## TASK INSTRUCTIONS
Among the records below, find each line that includes the string "this" and copy it.

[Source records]
┌────────

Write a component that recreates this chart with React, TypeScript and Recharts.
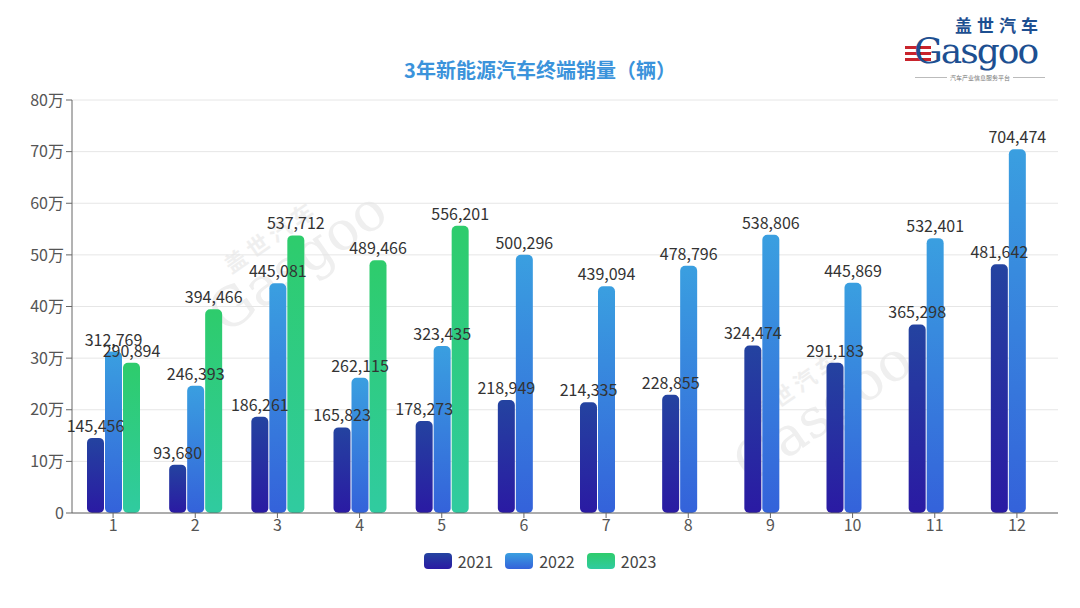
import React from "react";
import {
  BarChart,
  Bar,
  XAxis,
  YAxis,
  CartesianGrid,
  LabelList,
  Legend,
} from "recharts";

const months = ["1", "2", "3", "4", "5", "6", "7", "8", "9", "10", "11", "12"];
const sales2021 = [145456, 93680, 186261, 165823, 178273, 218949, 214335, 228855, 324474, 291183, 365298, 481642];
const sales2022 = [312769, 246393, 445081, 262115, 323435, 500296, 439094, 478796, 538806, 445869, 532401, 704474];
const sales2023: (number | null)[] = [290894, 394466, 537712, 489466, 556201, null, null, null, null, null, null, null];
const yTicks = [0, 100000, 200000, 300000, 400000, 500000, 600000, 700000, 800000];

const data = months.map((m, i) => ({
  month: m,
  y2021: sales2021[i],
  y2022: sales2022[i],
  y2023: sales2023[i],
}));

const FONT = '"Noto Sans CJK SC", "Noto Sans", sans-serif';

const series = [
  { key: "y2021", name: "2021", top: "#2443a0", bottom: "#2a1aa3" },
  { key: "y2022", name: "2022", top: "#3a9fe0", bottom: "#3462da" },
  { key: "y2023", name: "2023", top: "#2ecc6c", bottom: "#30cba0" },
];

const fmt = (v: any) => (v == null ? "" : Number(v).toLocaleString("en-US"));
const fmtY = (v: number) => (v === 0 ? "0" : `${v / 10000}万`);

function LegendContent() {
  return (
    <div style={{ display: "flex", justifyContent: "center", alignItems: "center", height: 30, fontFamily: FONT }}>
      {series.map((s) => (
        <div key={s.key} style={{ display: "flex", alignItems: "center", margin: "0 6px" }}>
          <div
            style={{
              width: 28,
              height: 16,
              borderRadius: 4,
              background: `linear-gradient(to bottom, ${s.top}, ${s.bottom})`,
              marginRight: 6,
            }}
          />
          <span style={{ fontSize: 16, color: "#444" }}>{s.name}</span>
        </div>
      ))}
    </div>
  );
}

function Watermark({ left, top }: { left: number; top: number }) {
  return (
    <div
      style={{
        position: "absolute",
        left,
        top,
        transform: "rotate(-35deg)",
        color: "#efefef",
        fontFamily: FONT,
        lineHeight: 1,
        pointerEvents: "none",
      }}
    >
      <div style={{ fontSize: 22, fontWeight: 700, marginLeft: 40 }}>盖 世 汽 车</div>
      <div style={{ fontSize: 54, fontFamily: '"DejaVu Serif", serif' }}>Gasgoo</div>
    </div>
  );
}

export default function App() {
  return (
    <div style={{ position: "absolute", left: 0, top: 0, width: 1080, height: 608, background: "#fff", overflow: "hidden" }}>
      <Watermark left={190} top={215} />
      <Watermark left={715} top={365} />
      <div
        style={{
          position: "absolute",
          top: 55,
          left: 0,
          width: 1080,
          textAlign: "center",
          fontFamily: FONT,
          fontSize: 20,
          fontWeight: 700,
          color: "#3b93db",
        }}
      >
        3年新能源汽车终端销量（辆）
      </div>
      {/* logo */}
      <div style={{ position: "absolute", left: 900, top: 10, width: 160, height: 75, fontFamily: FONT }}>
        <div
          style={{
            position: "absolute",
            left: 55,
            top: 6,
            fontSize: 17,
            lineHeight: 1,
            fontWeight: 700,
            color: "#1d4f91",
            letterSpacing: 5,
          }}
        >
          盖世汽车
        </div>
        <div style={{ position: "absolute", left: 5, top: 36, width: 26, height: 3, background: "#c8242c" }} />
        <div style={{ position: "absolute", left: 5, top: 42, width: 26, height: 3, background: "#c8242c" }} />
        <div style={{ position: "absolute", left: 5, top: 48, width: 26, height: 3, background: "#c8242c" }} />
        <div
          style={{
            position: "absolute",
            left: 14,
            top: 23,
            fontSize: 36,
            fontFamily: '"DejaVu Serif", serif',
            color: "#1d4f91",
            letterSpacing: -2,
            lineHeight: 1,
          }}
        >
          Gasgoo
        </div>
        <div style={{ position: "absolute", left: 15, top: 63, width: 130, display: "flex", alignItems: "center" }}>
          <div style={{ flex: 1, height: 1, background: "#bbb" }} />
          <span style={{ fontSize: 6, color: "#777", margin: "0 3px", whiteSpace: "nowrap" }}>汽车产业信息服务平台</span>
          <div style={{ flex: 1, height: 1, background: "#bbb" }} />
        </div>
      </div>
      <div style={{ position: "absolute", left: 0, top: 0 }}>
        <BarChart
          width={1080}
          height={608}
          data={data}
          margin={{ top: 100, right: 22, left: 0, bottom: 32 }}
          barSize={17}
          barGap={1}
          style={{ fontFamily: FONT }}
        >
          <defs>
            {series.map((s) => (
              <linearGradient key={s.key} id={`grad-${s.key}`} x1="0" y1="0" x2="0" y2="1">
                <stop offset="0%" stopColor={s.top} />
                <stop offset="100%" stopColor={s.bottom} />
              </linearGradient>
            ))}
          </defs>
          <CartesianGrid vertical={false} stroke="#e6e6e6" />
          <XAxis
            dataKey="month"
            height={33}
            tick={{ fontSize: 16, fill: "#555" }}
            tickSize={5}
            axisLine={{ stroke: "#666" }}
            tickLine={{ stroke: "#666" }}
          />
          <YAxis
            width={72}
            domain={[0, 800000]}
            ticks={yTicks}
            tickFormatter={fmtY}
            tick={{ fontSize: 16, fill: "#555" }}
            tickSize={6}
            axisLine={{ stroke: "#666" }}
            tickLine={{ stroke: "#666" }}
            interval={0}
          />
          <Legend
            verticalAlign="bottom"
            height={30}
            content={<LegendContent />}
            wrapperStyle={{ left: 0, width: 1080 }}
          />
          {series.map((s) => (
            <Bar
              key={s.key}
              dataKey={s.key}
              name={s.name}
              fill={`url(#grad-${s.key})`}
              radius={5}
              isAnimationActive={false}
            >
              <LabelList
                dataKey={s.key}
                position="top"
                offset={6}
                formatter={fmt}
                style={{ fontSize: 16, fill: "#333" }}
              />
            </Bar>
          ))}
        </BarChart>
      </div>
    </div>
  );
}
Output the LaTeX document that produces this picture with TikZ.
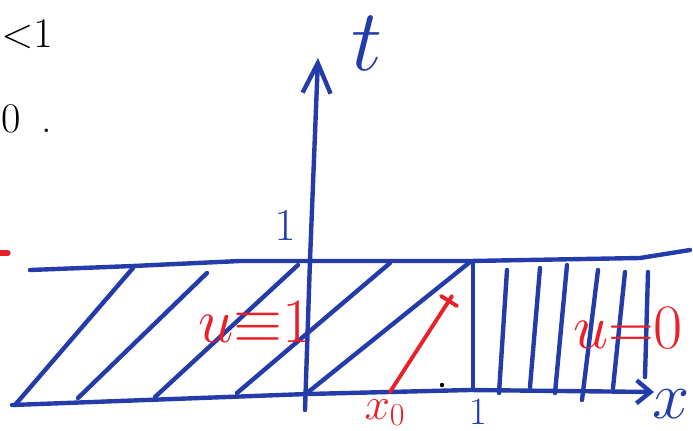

└────────

## EXERCISE RESULT
Write a component that recreates this chart with React, TypeScript and Recharts.
Output the LaTeX document that produces this picture with TikZ.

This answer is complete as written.